— Directions —
Go through the entries and say how many lines contain the string "code". The number is the whole answer.

— Dataset content —
------------

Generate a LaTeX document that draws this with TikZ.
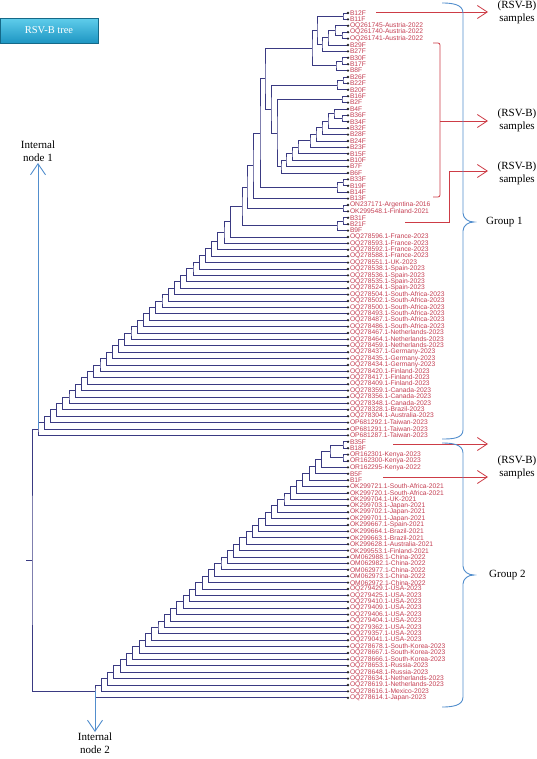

------------

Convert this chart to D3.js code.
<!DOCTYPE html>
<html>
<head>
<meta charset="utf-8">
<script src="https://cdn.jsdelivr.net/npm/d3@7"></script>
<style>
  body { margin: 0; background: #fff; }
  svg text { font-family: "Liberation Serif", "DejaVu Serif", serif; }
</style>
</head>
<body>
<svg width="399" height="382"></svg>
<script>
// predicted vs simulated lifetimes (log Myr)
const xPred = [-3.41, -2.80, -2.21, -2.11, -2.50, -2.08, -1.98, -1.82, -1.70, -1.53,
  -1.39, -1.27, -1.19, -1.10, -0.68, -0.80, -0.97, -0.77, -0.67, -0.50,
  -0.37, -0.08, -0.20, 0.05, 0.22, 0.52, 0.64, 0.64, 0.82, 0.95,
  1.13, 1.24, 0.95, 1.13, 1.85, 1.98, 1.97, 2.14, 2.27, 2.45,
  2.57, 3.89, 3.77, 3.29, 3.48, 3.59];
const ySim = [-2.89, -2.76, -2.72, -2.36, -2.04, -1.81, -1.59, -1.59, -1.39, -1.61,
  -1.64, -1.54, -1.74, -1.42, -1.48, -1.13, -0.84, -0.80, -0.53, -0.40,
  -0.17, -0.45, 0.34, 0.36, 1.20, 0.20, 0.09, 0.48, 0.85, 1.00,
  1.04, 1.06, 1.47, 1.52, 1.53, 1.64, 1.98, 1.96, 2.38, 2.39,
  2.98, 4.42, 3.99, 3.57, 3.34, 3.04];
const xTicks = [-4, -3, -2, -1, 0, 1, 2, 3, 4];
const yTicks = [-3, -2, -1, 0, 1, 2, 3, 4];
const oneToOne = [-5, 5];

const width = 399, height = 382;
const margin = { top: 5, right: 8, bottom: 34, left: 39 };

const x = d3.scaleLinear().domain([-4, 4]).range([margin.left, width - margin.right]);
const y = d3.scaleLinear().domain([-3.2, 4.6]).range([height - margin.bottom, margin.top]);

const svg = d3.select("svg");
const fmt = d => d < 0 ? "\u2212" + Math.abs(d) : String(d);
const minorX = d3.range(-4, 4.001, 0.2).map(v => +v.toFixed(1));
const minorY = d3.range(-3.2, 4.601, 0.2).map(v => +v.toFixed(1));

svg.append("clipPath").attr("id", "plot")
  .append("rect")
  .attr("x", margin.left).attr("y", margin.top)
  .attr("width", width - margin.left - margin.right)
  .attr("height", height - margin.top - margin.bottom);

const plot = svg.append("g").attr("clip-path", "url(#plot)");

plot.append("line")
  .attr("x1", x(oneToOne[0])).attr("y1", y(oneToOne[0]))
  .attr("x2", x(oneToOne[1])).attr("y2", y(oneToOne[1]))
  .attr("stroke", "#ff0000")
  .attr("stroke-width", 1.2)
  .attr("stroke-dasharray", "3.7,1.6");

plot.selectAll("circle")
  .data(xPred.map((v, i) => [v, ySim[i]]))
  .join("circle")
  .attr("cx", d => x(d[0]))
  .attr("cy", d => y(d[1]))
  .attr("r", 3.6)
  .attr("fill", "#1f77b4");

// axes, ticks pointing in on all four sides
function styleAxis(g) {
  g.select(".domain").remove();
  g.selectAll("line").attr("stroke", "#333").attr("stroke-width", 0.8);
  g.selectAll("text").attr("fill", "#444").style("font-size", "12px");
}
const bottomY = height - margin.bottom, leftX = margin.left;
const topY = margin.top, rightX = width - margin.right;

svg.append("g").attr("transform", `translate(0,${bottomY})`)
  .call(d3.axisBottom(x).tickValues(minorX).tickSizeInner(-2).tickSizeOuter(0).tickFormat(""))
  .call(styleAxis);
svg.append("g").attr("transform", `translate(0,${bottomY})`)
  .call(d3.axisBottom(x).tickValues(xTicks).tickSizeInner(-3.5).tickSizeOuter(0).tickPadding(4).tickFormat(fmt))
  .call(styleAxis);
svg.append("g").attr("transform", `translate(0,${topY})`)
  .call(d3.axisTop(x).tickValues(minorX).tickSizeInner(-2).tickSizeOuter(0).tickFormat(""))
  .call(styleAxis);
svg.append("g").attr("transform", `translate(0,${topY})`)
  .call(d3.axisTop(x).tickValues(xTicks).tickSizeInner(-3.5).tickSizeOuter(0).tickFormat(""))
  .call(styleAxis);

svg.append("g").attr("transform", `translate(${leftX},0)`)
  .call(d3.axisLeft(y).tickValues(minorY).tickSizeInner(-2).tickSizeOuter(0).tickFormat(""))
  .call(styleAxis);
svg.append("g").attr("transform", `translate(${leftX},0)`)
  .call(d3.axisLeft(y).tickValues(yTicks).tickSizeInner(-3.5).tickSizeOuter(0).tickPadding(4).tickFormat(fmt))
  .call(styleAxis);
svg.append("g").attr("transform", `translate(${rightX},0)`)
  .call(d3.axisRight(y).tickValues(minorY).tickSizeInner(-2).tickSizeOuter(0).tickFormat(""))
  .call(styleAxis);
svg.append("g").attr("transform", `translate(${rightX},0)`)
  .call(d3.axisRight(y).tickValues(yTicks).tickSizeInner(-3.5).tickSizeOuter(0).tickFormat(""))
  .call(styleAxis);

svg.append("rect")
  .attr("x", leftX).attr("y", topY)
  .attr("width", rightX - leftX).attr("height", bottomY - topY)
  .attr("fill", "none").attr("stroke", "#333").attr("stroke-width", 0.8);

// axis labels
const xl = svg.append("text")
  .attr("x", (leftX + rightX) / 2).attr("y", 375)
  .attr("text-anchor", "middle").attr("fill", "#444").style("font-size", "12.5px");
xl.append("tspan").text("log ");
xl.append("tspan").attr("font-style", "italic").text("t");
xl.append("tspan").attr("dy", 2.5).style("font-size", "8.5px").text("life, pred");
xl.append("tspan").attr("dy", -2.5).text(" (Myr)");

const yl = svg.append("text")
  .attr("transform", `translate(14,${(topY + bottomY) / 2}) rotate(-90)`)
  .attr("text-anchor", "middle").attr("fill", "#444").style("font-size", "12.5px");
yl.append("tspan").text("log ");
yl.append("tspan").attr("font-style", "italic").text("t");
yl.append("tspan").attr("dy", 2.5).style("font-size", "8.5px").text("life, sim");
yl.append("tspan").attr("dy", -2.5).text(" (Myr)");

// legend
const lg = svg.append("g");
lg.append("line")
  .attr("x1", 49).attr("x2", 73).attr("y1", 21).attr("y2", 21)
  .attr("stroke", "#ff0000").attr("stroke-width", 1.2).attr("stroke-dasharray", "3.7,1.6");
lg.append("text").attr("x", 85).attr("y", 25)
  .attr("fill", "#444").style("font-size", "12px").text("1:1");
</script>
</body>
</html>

------------

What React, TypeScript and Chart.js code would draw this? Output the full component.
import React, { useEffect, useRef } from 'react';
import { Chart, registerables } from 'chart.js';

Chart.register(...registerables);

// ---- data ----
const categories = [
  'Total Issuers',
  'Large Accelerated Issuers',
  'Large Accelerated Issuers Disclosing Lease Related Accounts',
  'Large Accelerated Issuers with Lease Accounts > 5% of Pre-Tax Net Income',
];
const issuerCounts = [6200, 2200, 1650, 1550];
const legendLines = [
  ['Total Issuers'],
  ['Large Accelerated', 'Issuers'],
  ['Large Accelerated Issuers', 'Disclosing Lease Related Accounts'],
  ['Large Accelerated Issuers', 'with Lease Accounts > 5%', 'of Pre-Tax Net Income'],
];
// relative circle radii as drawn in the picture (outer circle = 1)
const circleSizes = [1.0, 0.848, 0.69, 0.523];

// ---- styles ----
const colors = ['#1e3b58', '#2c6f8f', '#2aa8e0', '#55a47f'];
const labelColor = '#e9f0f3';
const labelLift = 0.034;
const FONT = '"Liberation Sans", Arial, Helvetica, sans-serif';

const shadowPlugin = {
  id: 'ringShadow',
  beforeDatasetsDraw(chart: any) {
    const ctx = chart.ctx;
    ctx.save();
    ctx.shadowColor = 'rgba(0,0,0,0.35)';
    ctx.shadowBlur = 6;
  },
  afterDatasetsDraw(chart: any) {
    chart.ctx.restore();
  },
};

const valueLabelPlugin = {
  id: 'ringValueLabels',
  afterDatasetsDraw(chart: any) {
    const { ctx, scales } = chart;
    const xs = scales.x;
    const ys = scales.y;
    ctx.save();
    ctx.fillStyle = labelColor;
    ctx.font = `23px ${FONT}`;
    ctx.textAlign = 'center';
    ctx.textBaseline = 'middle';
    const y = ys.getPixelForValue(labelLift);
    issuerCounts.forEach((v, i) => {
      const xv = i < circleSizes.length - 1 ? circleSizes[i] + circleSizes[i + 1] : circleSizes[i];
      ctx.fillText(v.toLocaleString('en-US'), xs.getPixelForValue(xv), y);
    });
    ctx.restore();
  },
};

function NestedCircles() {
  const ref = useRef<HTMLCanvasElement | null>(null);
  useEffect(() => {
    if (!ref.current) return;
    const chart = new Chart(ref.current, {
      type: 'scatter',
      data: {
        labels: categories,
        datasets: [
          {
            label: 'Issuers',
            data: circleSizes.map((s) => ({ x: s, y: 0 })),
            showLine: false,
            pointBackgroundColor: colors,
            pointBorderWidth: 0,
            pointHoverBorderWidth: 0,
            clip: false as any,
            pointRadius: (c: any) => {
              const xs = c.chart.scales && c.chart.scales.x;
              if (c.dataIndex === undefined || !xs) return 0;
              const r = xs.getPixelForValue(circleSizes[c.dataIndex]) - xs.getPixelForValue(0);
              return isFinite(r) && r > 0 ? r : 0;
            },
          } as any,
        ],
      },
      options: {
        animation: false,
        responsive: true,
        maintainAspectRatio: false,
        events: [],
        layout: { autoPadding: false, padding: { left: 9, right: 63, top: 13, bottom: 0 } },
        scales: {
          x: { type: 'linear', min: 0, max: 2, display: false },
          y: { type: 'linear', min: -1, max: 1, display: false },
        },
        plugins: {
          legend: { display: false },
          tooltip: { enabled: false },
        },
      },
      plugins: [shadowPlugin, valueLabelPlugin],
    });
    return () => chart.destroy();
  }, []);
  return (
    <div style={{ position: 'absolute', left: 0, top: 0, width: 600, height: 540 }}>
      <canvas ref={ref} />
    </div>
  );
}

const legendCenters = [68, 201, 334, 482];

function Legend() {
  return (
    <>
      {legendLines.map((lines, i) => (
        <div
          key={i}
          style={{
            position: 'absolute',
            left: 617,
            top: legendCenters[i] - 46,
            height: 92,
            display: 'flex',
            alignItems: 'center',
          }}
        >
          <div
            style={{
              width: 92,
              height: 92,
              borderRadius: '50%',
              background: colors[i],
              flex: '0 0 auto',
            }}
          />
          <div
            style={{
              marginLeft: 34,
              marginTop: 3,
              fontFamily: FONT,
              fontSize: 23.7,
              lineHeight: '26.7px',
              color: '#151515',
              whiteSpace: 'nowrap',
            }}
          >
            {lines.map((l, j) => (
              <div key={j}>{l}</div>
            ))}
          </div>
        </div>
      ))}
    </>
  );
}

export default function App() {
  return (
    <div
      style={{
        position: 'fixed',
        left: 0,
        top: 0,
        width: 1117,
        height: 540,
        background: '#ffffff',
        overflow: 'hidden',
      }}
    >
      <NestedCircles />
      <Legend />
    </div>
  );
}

------------

— Worked solution —
2